WORK REQUIRED = Write out each line of the listing as it stands, without the images.

DATASET SECTION =
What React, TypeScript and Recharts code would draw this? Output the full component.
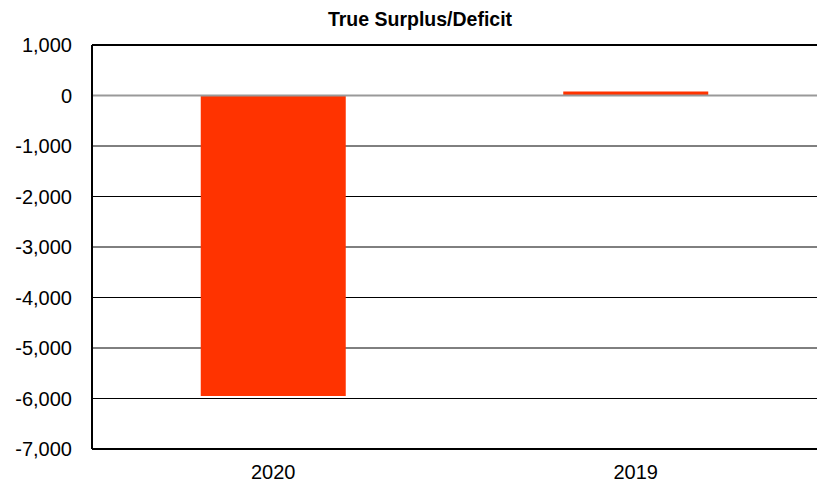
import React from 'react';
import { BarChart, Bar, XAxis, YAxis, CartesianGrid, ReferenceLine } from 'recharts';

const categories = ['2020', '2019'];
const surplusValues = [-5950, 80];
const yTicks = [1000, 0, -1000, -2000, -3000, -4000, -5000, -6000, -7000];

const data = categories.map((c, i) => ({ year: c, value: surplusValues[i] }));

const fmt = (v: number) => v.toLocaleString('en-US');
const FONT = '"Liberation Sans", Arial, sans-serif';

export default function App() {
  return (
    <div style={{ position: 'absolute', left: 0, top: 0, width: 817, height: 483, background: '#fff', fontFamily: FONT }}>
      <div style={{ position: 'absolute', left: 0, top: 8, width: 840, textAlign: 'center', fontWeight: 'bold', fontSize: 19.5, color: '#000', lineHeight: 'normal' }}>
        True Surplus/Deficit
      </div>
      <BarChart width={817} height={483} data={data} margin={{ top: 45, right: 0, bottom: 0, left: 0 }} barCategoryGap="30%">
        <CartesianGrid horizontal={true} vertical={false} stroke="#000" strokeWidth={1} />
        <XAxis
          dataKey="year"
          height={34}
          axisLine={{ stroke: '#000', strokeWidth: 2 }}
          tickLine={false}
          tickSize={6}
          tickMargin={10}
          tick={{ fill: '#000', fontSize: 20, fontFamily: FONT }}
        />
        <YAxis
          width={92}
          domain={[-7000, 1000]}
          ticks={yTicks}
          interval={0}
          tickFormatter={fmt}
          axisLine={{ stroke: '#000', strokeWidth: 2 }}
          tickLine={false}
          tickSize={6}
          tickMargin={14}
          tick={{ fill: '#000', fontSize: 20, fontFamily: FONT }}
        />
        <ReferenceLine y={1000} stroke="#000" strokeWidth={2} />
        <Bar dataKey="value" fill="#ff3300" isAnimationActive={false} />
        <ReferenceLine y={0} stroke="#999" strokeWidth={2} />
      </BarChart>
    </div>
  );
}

RESULT FOR THIS TASK =
What React, TypeScript and Recharts code would draw this? Output the full component.
import React from 'react';
import { BarChart, Bar, XAxis, YAxis, CartesianGrid, ReferenceLine } from 'recharts';

const categories = ['2020', '2019'];
const surplusValues = [-5950, 80];
const yTicks = [1000, 0, -1000, -2000, -3000, -4000, -5000, -6000, -7000];

const data = categories.map((c, i) => ({ year: c, value: surplusValues[i] }));

const fmt = (v: number) => v.toLocaleString('en-US');
const FONT = '"Liberation Sans", Arial, sans-serif';

export default function App() {
  return (
    <div style={{ position: 'absolute', left: 0, top: 0, width: 817, height: 483, background: '#fff', fontFamily: FONT }}>
      <div style={{ position: 'absolute', left: 0, top: 8, width: 840, textAlign: 'center', fontWeight: 'bold', fontSize: 19.5, color: '#000', lineHeight: 'normal' }}>
        True Surplus/Deficit
      </div>
      <BarChart width={817} height={483} data={data} margin={{ top: 45, right: 0, bottom: 0, left: 0 }} barCategoryGap="30%">
        <CartesianGrid horizontal={true} vertical={false} stroke="#000" strokeWidth={1} />
        <XAxis
          dataKey="year"
          height={34}
          axisLine={{ stroke: '#000', strokeWidth: 2 }}
          tickLine={false}
          tickSize={6}
          tickMargin={10}
          tick={{ fill: '#000', fontSize: 20, fontFamily: FONT }}
        />
        <YAxis
          width={92}
          domain={[-7000, 1000]}
          ticks={yTicks}
          interval={0}
          tickFormatter={fmt}
          axisLine={{ stroke: '#000', strokeWidth: 2 }}
          tickLine={false}
          tickSize={6}
          tickMargin={14}
          tick={{ fill: '#000', fontSize: 20, fontFamily: FONT }}
        />
        <ReferenceLine y={1000} stroke="#000" strokeWidth={2} />
        <Bar dataKey="value" fill="#ff3300" isAnimationActive={false} />
        <ReferenceLine y={0} stroke="#999" strokeWidth={2} />
      </BarChart>
    </div>
  );
}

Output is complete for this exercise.